La storia della pizza Margherita


 
La regina delle pizze è la pizza della regina: la margherita si chiama così in onore di Margherita di Savoia. Ma esisteva già e non è stata inventata per la delizia dell’augusto palato, come in genere si racconta. Il colpo di genio di Raffaele Esposito, ovvero il pizzaiolo accreditato dell’invenzione, non sarebbe stato quello di aver creato dal nulla una pizza nuova, ma di aver risposto «margherita»– ovvero lo stesso nome della regina – alla domanda su come si chiamasse quella i cui tre colori (verde del basilico, bianco della mozzarella, rosso del pomodoro) richiamavano la bandiera italiana. La leggenda narra che il suddetto Raffaele Esposito, cuoco della pizzeria Pietro… e Basta Così (fondata nel 1780, ancor oggi esistente con il nome di pizzeria Brandi) nel giugno del 1889 fosse stato chiamato da un funzionario della real casa nella reggia di Capodimonte, dove si trovavano in vista il re d’Italia, Umberto I, e sua moglie, Margherita di Savoia.
 
Raffaele Esposito cucina a corte
Il buon Esposito prepara tre pizze diverse e la regina dichiara di apprezzarne in particolar modo una, cioè quella che sarebbe diventata la margherita. A incoronare Raffaele Esposito re dei pizzaioli ci sarebbe poi una lettera, datata 11 giugno 1889, firmata da certo Camillo Galli, capo dei servizi di tavola della real casa: «Le confermo che le tre qualità di pizze da Lei confezionate per Sua Maestà la Regina vennero trovate buonissime.» La lettera è esposta alle pareti della pizzeria Brandi, di Salita Sant’Anna di Palazzo. Neppure quest’istituzione storica è stata risparmiata dalla crisi e proprio pochi giorni fa ha annunciato di chiudere a mezzogiorno e di mettere in cassa integrazione una parte dei dipendenti.

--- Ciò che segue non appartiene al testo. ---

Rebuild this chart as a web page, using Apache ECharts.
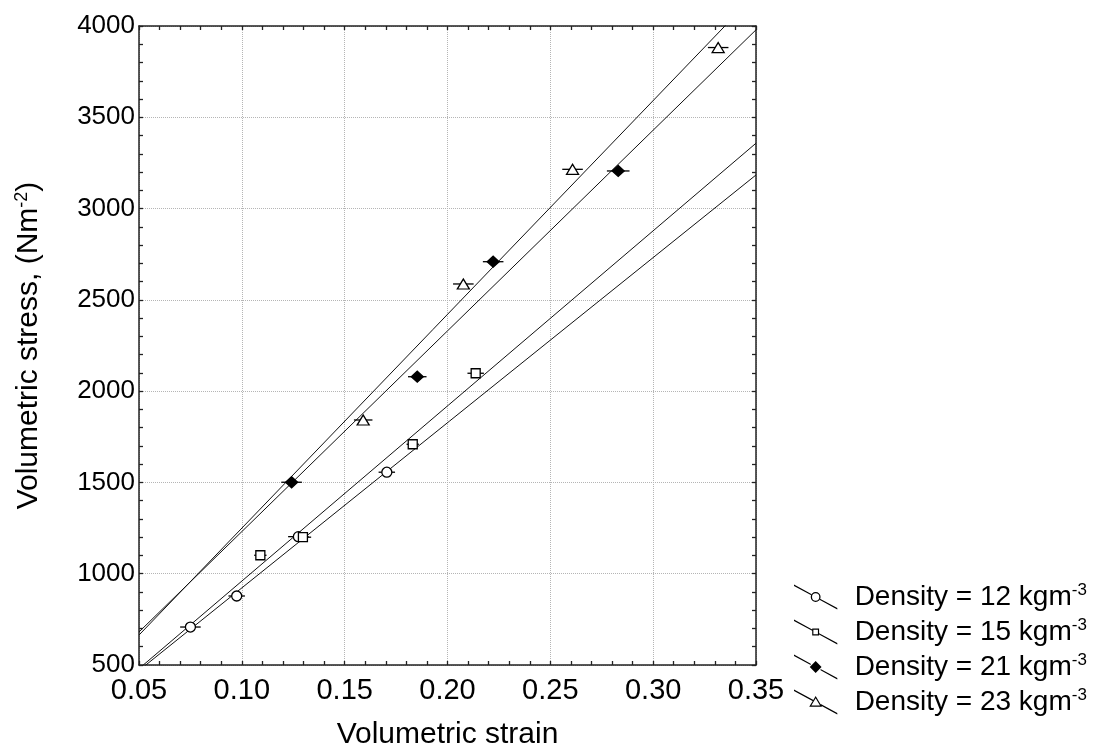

Da quel 1889, tutte le volte che la regina Margherita tornava a Napoli avrebbe sempre invitato a palazzo Esposito che pigliava gli attrezzi del mestiere e si avviava assieme alla moglie con un biroccino verso la reggia dove preparava la pizza tanto apprezzata dalla sovrana.
Fin qua probabilmente è tutto vero: Raffaele Esposito sarà senza dubbio stato il miglior pizzaiolo di fine Ottocento e avrà senz’altro fatto innamorare la regina della pizza che da allora in poi avrebbe portato il suo nome. Ma è altrettanto certo che quel modo particolare di preparare la pizza non l’ha inventato lui.
 
Ma la pizza con mozzarella e pomodoro esisteva già
Nel libro di Francesco De Bourcard, Usi e costumi di Napoli e contorni descritti e dipinti, pubblicato nel 1858, quando la città sarebbe stata ancora per due anni la capitale del regno delle Due Sicilie, è descritta una pizza con la mozzarella e il basilico: «Altre [pizze] sono coperte di formaggio grattugiato e condite collo strutto, e vi si pone disopra qualche foglia di basilico. Si aggiunge delle sottili fette di mozzarella.» Il pomodoro viene dato come opzionale: «talora si fa uso», scrive l’autore napoletano di origine svizzera. Il bravo Raffaele Esposito, quindi, si sarebbe limitato a preparare per la regina tre pizze già diffuse in città e il suo merito sarebbe quello di averne battezzata una con il nome dell’augusta sovrana.
 
Dai ricettari di quell’epoca si apprendono altre cose interessanti sulla pizza. Per esempio che il pomodoro veniva messo sopra gli ingredienti, a coprirli e avvolgerli, e non steso sulla pasta con il resto della guarnitura collocato successivamente, come avviene oggi. Il medesimo De Broucard descrive anche la pizza piegata in due: «Talora ripiegando la pasta su se stessa se ne forma quel che chiamasi calzone.» Una preparazione, quindi, tradizionale almeno quanto quella della pizza aperta. Altra cosa: «il calzone si serve cosparso di una abbondante salsa bollente, fatta di pomodoro fresco a pezzi, olio, aglio, sale, pepe e origano», scrive la prima edizione della Guida gastronomica d’Italia, edita dal Touring Club Italiano, nel 1931. E questo per evitare che il raviolone di pasta si sgonfi miseramente non appena a contatto con la salsa di pomodoro fredda, come troppo spesso accade oggi.